What needs to be done: Output all the material that follows, exactly as given.

— begin Information provided —

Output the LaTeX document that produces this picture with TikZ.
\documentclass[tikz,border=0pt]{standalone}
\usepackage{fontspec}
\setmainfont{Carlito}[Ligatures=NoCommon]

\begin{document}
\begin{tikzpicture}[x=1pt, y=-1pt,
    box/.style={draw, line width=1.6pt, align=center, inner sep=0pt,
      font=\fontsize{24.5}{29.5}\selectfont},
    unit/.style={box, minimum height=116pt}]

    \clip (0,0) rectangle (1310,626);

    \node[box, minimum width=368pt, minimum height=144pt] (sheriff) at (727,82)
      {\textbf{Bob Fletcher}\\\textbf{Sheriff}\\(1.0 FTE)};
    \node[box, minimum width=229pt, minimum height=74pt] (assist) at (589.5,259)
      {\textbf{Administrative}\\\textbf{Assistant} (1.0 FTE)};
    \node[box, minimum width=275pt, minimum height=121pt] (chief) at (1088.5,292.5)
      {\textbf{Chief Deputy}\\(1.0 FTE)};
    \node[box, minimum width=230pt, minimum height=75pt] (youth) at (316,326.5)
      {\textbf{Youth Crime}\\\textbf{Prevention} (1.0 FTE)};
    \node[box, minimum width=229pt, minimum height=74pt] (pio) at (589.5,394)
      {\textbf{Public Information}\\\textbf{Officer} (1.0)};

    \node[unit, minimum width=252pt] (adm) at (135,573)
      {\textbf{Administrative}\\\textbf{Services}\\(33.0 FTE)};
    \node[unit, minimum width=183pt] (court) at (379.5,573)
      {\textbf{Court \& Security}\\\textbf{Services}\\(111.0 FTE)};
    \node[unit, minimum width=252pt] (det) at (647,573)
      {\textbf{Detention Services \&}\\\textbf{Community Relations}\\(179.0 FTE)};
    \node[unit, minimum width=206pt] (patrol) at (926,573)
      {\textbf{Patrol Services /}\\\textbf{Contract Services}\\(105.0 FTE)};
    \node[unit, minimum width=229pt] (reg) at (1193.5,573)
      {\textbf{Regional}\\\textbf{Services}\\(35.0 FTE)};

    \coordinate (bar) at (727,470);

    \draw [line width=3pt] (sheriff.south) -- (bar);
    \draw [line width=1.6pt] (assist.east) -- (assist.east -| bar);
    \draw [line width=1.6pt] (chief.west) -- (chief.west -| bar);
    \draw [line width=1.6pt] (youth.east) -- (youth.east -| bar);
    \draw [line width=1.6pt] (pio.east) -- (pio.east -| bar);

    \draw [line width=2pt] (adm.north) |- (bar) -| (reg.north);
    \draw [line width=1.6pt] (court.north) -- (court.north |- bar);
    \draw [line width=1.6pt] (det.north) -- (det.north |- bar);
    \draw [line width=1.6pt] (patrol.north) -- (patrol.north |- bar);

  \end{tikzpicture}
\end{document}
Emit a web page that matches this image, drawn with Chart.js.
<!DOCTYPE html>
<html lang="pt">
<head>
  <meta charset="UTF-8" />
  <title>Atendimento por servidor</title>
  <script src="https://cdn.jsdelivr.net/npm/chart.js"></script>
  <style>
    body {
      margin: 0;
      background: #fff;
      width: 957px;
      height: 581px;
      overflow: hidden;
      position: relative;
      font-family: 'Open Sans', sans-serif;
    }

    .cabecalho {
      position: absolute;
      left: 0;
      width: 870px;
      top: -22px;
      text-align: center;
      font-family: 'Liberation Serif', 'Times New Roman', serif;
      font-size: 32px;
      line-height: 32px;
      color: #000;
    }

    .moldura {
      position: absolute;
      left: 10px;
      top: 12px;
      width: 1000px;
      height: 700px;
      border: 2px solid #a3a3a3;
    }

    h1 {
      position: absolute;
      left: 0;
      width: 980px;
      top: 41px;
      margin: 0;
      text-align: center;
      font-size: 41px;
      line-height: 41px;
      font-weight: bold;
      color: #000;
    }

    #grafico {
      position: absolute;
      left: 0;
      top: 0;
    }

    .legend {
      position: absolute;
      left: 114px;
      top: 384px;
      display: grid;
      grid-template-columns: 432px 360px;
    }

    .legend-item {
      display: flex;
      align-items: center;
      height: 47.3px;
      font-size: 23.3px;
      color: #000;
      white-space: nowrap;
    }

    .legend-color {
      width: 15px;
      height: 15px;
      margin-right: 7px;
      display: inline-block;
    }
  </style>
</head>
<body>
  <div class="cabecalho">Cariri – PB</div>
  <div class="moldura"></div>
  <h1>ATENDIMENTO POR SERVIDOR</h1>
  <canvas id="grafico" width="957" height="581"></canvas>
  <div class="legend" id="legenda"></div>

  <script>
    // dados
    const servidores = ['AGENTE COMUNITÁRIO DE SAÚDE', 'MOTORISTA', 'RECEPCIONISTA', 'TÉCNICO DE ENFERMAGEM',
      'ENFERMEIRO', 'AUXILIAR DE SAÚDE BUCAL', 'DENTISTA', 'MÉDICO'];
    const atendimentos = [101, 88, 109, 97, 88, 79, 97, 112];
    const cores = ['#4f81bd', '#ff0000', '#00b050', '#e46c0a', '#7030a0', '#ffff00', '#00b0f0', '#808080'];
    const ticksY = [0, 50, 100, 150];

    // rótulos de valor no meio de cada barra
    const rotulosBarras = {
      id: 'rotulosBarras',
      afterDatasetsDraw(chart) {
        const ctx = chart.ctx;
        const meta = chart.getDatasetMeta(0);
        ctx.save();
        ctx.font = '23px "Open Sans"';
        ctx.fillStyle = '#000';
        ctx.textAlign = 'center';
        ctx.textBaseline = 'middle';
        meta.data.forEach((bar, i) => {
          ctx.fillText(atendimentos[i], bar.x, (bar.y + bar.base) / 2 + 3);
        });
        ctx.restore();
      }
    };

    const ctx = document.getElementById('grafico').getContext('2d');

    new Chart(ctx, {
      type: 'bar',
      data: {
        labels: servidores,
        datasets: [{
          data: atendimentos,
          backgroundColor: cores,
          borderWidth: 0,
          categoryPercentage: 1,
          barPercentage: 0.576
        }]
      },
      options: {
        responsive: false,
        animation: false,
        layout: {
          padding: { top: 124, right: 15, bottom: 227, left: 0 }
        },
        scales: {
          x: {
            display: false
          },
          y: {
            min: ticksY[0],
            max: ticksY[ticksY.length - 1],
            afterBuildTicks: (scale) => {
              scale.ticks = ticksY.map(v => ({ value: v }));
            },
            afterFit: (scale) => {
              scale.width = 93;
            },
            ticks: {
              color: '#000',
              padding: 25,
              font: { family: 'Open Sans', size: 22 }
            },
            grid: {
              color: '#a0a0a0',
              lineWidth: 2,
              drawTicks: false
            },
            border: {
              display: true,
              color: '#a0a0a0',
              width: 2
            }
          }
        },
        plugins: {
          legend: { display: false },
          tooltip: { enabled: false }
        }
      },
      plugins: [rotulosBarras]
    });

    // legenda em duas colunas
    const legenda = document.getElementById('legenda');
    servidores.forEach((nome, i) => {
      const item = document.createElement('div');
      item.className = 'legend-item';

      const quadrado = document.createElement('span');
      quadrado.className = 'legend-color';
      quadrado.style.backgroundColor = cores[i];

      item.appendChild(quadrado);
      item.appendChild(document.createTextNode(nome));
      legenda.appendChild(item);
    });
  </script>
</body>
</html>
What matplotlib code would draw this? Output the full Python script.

— end Information provided —

Task result:
Output the LaTeX document that produces this picture with TikZ.
\documentclass[tikz,border=0pt]{standalone}
\usepackage{fontspec}
\setmainfont{Carlito}[Ligatures=NoCommon]

\begin{document}
\begin{tikzpicture}[x=1pt, y=-1pt,
    box/.style={draw, line width=1.6pt, align=center, inner sep=0pt,
      font=\fontsize{24.5}{29.5}\selectfont},
    unit/.style={box, minimum height=116pt}]

    \clip (0,0) rectangle (1310,626);

    \node[box, minimum width=368pt, minimum height=144pt] (sheriff) at (727,82)
      {\textbf{Bob Fletcher}\\\textbf{Sheriff}\\(1.0 FTE)};
    \node[box, minimum width=229pt, minimum height=74pt] (assist) at (589.5,259)
      {\textbf{Administrative}\\\textbf{Assistant} (1.0 FTE)};
    \node[box, minimum width=275pt, minimum height=121pt] (chief) at (1088.5,292.5)
      {\textbf{Chief Deputy}\\(1.0 FTE)};
    \node[box, minimum width=230pt, minimum height=75pt] (youth) at (316,326.5)
      {\textbf{Youth Crime}\\\textbf{Prevention} (1.0 FTE)};
    \node[box, minimum width=229pt, minimum height=74pt] (pio) at (589.5,394)
      {\textbf{Public Information}\\\textbf{Officer} (1.0)};

    \node[unit, minimum width=252pt] (adm) at (135,573)
      {\textbf{Administrative}\\\textbf{Services}\\(33.0 FTE)};
    \node[unit, minimum width=183pt] (court) at (379.5,573)
      {\textbf{Court \& Security}\\\textbf{Services}\\(111.0 FTE)};
    \node[unit, minimum width=252pt] (det) at (647,573)
      {\textbf{Detention Services \&}\\\textbf{Community Relations}\\(179.0 FTE)};
    \node[unit, minimum width=206pt] (patrol) at (926,573)
      {\textbf{Patrol Services /}\\\textbf{Contract Services}\\(105.0 FTE)};
    \node[unit, minimum width=229pt] (reg) at (1193.5,573)
      {\textbf{Regional}\\\textbf{Services}\\(35.0 FTE)};

    \coordinate (bar) at (727,470);

    \draw [line width=3pt] (sheriff.south) -- (bar);
    \draw [line width=1.6pt] (assist.east) -- (assist.east -| bar);
    \draw [line width=1.6pt] (chief.west) -- (chief.west -| bar);
    \draw [line width=1.6pt] (youth.east) -- (youth.east -| bar);
    \draw [line width=1.6pt] (pio.east) -- (pio.east -| bar);

    \draw [line width=2pt] (adm.north) |- (bar) -| (reg.north);
    \draw [line width=1.6pt] (court.north) -- (court.north |- bar);
    \draw [line width=1.6pt] (det.north) -- (det.north |- bar);
    \draw [line width=1.6pt] (patrol.north) -- (patrol.north |- bar);

  \end{tikzpicture}
\end{document}
Emit a web page that matches this image, drawn with Chart.js.
<!DOCTYPE html>
<html lang="pt">
<head>
  <meta charset="UTF-8" />
  <title>Atendimento por servidor</title>
  <script src="https://cdn.jsdelivr.net/npm/chart.js"></script>
  <style>
    body {
      margin: 0;
      background: #fff;
      width: 957px;
      height: 581px;
      overflow: hidden;
      position: relative;
      font-family: 'Open Sans', sans-serif;
    }

    .cabecalho {
      position: absolute;
      left: 0;
      width: 870px;
      top: -22px;
      text-align: center;
      font-family: 'Liberation Serif', 'Times New Roman', serif;
      font-size: 32px;
      line-height: 32px;
      color: #000;
    }

    .moldura {
      position: absolute;
      left: 10px;
      top: 12px;
      width: 1000px;
      height: 700px;
      border: 2px solid #a3a3a3;
    }

    h1 {
      position: absolute;
      left: 0;
      width: 980px;
      top: 41px;
      margin: 0;
      text-align: center;
      font-size: 41px;
      line-height: 41px;
      font-weight: bold;
      color: #000;
    }

    #grafico {
      position: absolute;
      left: 0;
      top: 0;
    }

    .legend {
      position: absolute;
      left: 114px;
      top: 384px;
      display: grid;
      grid-template-columns: 432px 360px;
    }

    .legend-item {
      display: flex;
      align-items: center;
      height: 47.3px;
      font-size: 23.3px;
      color: #000;
      white-space: nowrap;
    }

    .legend-color {
      width: 15px;
      height: 15px;
      margin-right: 7px;
      display: inline-block;
    }
  </style>
</head>
<body>
  <div class="cabecalho">Cariri – PB</div>
  <div class="moldura"></div>
  <h1>ATENDIMENTO POR SERVIDOR</h1>
  <canvas id="grafico" width="957" height="581"></canvas>
  <div class="legend" id="legenda"></div>

  <script>
    // dados
    const servidores = ['AGENTE COMUNITÁRIO DE SAÚDE', 'MOTORISTA', 'RECEPCIONISTA', 'TÉCNICO DE ENFERMAGEM',
      'ENFERMEIRO', 'AUXILIAR DE SAÚDE BUCAL', 'DENTISTA', 'MÉDICO'];
    const atendimentos = [101, 88, 109, 97, 88, 79, 97, 112];
    const cores = ['#4f81bd', '#ff0000', '#00b050', '#e46c0a', '#7030a0', '#ffff00', '#00b0f0', '#808080'];
    const ticksY = [0, 50, 100, 150];

    // rótulos de valor no meio de cada barra
    const rotulosBarras = {
      id: 'rotulosBarras',
      afterDatasetsDraw(chart) {
        const ctx = chart.ctx;
        const meta = chart.getDatasetMeta(0);
        ctx.save();
        ctx.font = '23px "Open Sans"';
        ctx.fillStyle = '#000';
        ctx.textAlign = 'center';
        ctx.textBaseline = 'middle';
        meta.data.forEach((bar, i) => {
          ctx.fillText(atendimentos[i], bar.x, (bar.y + bar.base) / 2 + 3);
        });
        ctx.restore();
      }
    };

    const ctx = document.getElementById('grafico').getContext('2d');

    new Chart(ctx, {
      type: 'bar',
      data: {
        labels: servidores,
        datasets: [{
          data: atendimentos,
          backgroundColor: cores,
          borderWidth: 0,
          categoryPercentage: 1,
          barPercentage: 0.576
        }]
      },
      options: {
        responsive: false,
        animation: false,
        layout: {
          padding: { top: 124, right: 15, bottom: 227, left: 0 }
        },
        scales: {
          x: {
            display: false
          },
          y: {
            min: ticksY[0],
            max: ticksY[ticksY.length - 1],
            afterBuildTicks: (scale) => {
              scale.ticks = ticksY.map(v => ({ value: v }));
            },
            afterFit: (scale) => {
              scale.width = 93;
            },
            ticks: {
              color: '#000',
              padding: 25,
              font: { family: 'Open Sans', size: 22 }
            },
            grid: {
              color: '#a0a0a0',
              lineWidth: 2,
              drawTicks: false
            },
            border: {
              display: true,
              color: '#a0a0a0',
              width: 2
            }
          }
        },
        plugins: {
          legend: { display: false },
          tooltip: { enabled: false }
        }
      },
      plugins: [rotulosBarras]
    });

    // legenda em duas colunas
    const legenda = document.getElementById('legenda');
    servidores.forEach((nome, i) => {
      const item = document.createElement('div');
      item.className = 'legend-item';

      const quadrado = document.createElement('span');
      quadrado.className = 'legend-color';
      quadrado.style.backgroundColor = cores[i];

      item.appendChild(quadrado);
      item.appendChild(document.createTextNode(nome));
      legenda.appendChild(item);
    });
  </script>
</body>
</html>
What matplotlib code would draw this? Output the full Python script.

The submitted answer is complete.